Aim:
Transcribe everything in the data word for word. Pictures are left out.

====== Data section

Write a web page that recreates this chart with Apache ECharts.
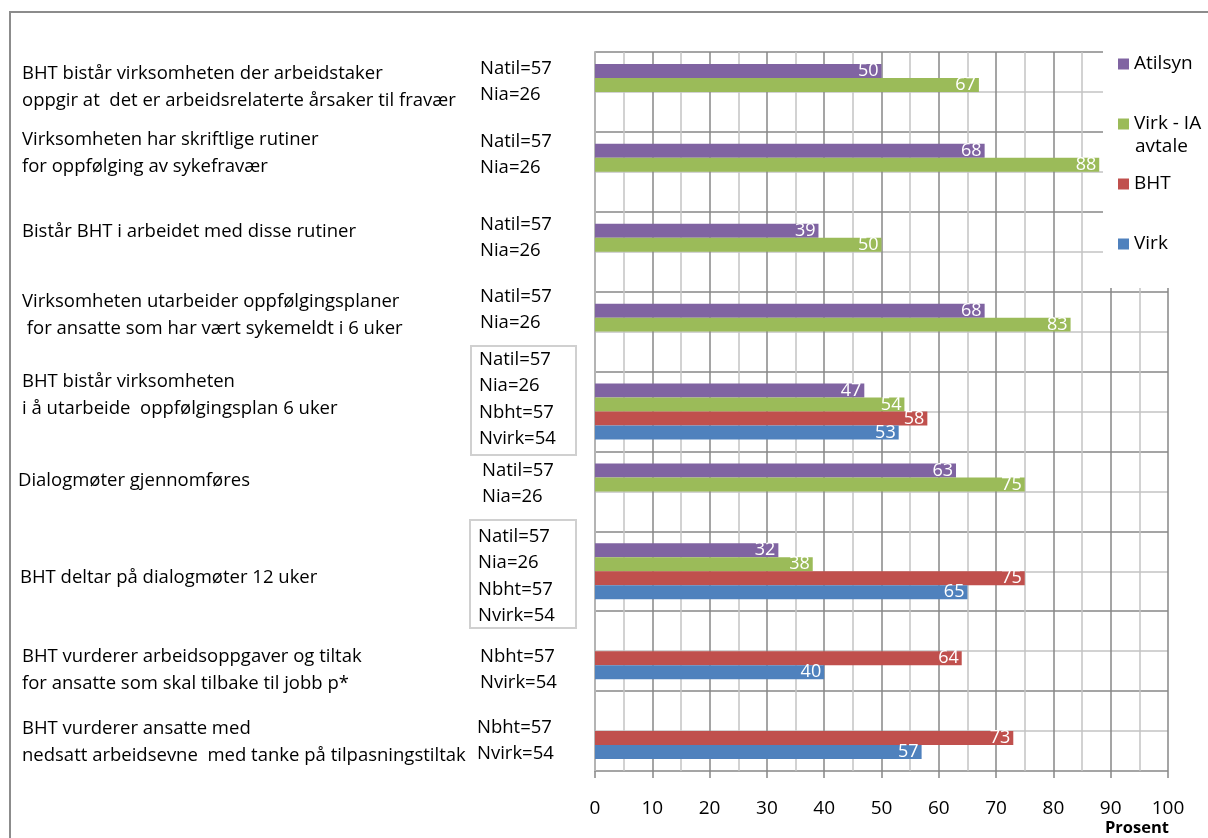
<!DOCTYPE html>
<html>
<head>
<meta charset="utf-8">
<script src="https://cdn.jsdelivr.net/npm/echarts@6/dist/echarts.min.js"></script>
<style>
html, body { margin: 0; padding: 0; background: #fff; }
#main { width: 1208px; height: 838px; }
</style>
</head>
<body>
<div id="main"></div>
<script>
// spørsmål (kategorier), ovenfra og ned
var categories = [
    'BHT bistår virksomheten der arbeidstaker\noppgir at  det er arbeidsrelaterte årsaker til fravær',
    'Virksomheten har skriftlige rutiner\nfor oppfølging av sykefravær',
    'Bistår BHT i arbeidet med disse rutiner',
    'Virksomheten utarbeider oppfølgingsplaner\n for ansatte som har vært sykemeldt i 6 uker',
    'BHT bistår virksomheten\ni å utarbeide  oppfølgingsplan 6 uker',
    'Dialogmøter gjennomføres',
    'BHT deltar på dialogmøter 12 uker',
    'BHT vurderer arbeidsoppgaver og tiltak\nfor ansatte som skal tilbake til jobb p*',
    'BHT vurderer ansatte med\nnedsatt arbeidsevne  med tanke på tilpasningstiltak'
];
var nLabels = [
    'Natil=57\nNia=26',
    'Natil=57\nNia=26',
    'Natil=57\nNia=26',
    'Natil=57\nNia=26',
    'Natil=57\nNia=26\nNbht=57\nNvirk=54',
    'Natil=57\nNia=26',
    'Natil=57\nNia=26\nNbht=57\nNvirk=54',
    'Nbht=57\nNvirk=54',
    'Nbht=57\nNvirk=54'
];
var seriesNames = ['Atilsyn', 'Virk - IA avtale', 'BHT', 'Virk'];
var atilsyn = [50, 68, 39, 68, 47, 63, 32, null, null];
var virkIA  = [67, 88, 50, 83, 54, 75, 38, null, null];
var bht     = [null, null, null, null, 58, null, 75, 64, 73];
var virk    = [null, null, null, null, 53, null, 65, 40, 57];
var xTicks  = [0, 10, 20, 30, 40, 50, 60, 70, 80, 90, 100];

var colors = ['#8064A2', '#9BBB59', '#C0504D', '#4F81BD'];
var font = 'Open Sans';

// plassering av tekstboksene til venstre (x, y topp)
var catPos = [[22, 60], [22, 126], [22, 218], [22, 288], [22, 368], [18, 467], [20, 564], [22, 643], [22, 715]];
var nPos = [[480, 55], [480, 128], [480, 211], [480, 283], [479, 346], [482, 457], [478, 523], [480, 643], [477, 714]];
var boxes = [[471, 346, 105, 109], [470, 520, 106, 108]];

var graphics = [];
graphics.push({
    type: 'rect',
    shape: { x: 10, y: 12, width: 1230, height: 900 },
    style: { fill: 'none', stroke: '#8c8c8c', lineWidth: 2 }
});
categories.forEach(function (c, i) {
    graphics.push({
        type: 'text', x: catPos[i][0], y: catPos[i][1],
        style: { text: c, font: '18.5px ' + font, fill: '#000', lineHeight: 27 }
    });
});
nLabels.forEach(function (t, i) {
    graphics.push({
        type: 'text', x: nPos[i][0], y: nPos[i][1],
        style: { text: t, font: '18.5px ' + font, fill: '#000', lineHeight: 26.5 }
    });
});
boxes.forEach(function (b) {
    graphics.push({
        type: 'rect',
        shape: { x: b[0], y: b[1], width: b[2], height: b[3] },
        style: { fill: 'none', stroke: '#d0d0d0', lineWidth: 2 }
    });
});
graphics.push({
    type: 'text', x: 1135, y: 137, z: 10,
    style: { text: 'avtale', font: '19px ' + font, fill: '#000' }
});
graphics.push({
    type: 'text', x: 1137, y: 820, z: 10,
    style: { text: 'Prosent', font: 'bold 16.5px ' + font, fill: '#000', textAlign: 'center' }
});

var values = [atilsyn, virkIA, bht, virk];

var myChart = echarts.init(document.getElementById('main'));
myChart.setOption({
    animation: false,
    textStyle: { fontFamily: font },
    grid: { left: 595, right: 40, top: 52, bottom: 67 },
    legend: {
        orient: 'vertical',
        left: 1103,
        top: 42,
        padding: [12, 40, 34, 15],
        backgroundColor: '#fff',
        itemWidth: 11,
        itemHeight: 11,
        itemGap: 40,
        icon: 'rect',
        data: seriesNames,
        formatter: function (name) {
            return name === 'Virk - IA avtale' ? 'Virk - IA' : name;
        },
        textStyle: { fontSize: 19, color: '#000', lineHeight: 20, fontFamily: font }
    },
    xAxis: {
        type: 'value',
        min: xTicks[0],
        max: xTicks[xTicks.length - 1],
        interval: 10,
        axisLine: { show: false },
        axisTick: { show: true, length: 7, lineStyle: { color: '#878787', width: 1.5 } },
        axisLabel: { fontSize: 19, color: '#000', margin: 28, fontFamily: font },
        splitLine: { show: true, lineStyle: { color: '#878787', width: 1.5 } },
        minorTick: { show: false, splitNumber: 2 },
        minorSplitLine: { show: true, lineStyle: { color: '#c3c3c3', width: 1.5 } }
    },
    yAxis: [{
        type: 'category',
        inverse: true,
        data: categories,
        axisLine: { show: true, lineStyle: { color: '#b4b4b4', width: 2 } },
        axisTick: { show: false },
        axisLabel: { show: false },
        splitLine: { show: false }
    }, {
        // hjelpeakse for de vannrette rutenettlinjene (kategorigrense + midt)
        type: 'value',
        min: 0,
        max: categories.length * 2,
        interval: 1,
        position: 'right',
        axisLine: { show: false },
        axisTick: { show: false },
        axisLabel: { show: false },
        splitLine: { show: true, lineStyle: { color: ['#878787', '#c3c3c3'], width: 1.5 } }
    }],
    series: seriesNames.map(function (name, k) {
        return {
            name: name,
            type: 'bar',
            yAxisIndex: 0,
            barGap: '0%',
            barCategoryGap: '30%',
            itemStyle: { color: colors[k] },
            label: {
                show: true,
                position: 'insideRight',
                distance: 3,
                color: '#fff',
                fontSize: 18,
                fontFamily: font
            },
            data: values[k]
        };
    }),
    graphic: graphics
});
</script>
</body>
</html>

============

Task solution:
Write a web page that recreates this chart with Apache ECharts.
<!DOCTYPE html>
<html>
<head>
<meta charset="utf-8">
<script src="https://cdn.jsdelivr.net/npm/echarts@6/dist/echarts.min.js"></script>
<style>
html, body { margin: 0; padding: 0; background: #fff; }
#main { width: 1208px; height: 838px; }
</style>
</head>
<body>
<div id="main"></div>
<script>
// spørsmål (kategorier), ovenfra og ned
var categories = [
    'BHT bistår virksomheten der arbeidstaker\noppgir at  det er arbeidsrelaterte årsaker til fravær',
    'Virksomheten har skriftlige rutiner\nfor oppfølging av sykefravær',
    'Bistår BHT i arbeidet med disse rutiner',
    'Virksomheten utarbeider oppfølgingsplaner\n for ansatte som har vært sykemeldt i 6 uker',
    'BHT bistår virksomheten\ni å utarbeide  oppfølgingsplan 6 uker',
    'Dialogmøter gjennomføres',
    'BHT deltar på dialogmøter 12 uker',
    'BHT vurderer arbeidsoppgaver og tiltak\nfor ansatte som skal tilbake til jobb p*',
    'BHT vurderer ansatte med\nnedsatt arbeidsevne  med tanke på tilpasningstiltak'
];
var nLabels = [
    'Natil=57\nNia=26',
    'Natil=57\nNia=26',
    'Natil=57\nNia=26',
    'Natil=57\nNia=26',
    'Natil=57\nNia=26\nNbht=57\nNvirk=54',
    'Natil=57\nNia=26',
    'Natil=57\nNia=26\nNbht=57\nNvirk=54',
    'Nbht=57\nNvirk=54',
    'Nbht=57\nNvirk=54'
];
var seriesNames = ['Atilsyn', 'Virk - IA avtale', 'BHT', 'Virk'];
var atilsyn = [50, 68, 39, 68, 47, 63, 32, null, null];
var virkIA  = [67, 88, 50, 83, 54, 75, 38, null, null];
var bht     = [null, null, null, null, 58, null, 75, 64, 73];
var virk    = [null, null, null, null, 53, null, 65, 40, 57];
var xTicks  = [0, 10, 20, 30, 40, 50, 60, 70, 80, 90, 100];

var colors = ['#8064A2', '#9BBB59', '#C0504D', '#4F81BD'];
var font = 'Open Sans';

// plassering av tekstboksene til venstre (x, y topp)
var catPos = [[22, 60], [22, 126], [22, 218], [22, 288], [22, 368], [18, 467], [20, 564], [22, 643], [22, 715]];
var nPos = [[480, 55], [480, 128], [480, 211], [480, 283], [479, 346], [482, 457], [478, 523], [480, 643], [477, 714]];
var boxes = [[471, 346, 105, 109], [470, 520, 106, 108]];

var graphics = [];
graphics.push({
    type: 'rect',
    shape: { x: 10, y: 12, width: 1230, height: 900 },
    style: { fill: 'none', stroke: '#8c8c8c', lineWidth: 2 }
});
categories.forEach(function (c, i) {
    graphics.push({
        type: 'text', x: catPos[i][0], y: catPos[i][1],
        style: { text: c, font: '18.5px ' + font, fill: '#000', lineHeight: 27 }
    });
});
nLabels.forEach(function (t, i) {
    graphics.push({
        type: 'text', x: nPos[i][0], y: nPos[i][1],
        style: { text: t, font: '18.5px ' + font, fill: '#000', lineHeight: 26.5 }
    });
});
boxes.forEach(function (b) {
    graphics.push({
        type: 'rect',
        shape: { x: b[0], y: b[1], width: b[2], height: b[3] },
        style: { fill: 'none', stroke: '#d0d0d0', lineWidth: 2 }
    });
});
graphics.push({
    type: 'text', x: 1135, y: 137, z: 10,
    style: { text: 'avtale', font: '19px ' + font, fill: '#000' }
});
graphics.push({
    type: 'text', x: 1137, y: 820, z: 10,
    style: { text: 'Prosent', font: 'bold 16.5px ' + font, fill: '#000', textAlign: 'center' }
});

var values = [atilsyn, virkIA, bht, virk];

var myChart = echarts.init(document.getElementById('main'));
myChart.setOption({
    animation: false,
    textStyle: { fontFamily: font },
    grid: { left: 595, right: 40, top: 52, bottom: 67 },
    legend: {
        orient: 'vertical',
        left: 1103,
        top: 42,
        padding: [12, 40, 34, 15],
        backgroundColor: '#fff',
        itemWidth: 11,
        itemHeight: 11,
        itemGap: 40,
        icon: 'rect',
        data: seriesNames,
        formatter: function (name) {
            return name === 'Virk - IA avtale' ? 'Virk - IA' : name;
        },
        textStyle: { fontSize: 19, color: '#000', lineHeight: 20, fontFamily: font }
    },
    xAxis: {
        type: 'value',
        min: xTicks[0],
        max: xTicks[xTicks.length - 1],
        interval: 10,
        axisLine: { show: false },
        axisTick: { show: true, length: 7, lineStyle: { color: '#878787', width: 1.5 } },
        axisLabel: { fontSize: 19, color: '#000', margin: 28, fontFamily: font },
        splitLine: { show: true, lineStyle: { color: '#878787', width: 1.5 } },
        minorTick: { show: false, splitNumber: 2 },
        minorSplitLine: { show: true, lineStyle: { color: '#c3c3c3', width: 1.5 } }
    },
    yAxis: [{
        type: 'category',
        inverse: true,
        data: categories,
        axisLine: { show: true, lineStyle: { color: '#b4b4b4', width: 2 } },
        axisTick: { show: false },
        axisLabel: { show: false },
        splitLine: { show: false }
    }, {
        // hjelpeakse for de vannrette rutenettlinjene (kategorigrense + midt)
        type: 'value',
        min: 0,
        max: categories.length * 2,
        interval: 1,
        position: 'right',
        axisLine: { show: false },
        axisTick: { show: false },
        axisLabel: { show: false },
        splitLine: { show: true, lineStyle: { color: ['#878787', '#c3c3c3'], width: 1.5 } }
    }],
    series: seriesNames.map(function (name, k) {
        return {
            name: name,
            type: 'bar',
            yAxisIndex: 0,
            barGap: '0%',
            barCategoryGap: '30%',
            itemStyle: { color: colors[k] },
            label: {
                show: true,
                position: 'insideRight',
                distance: 3,
                color: '#fff',
                fontSize: 18,
                fontFamily: font
            },
            data: values[k]
        };
    }),
    graphic: graphics
});
</script>
</body>
</html>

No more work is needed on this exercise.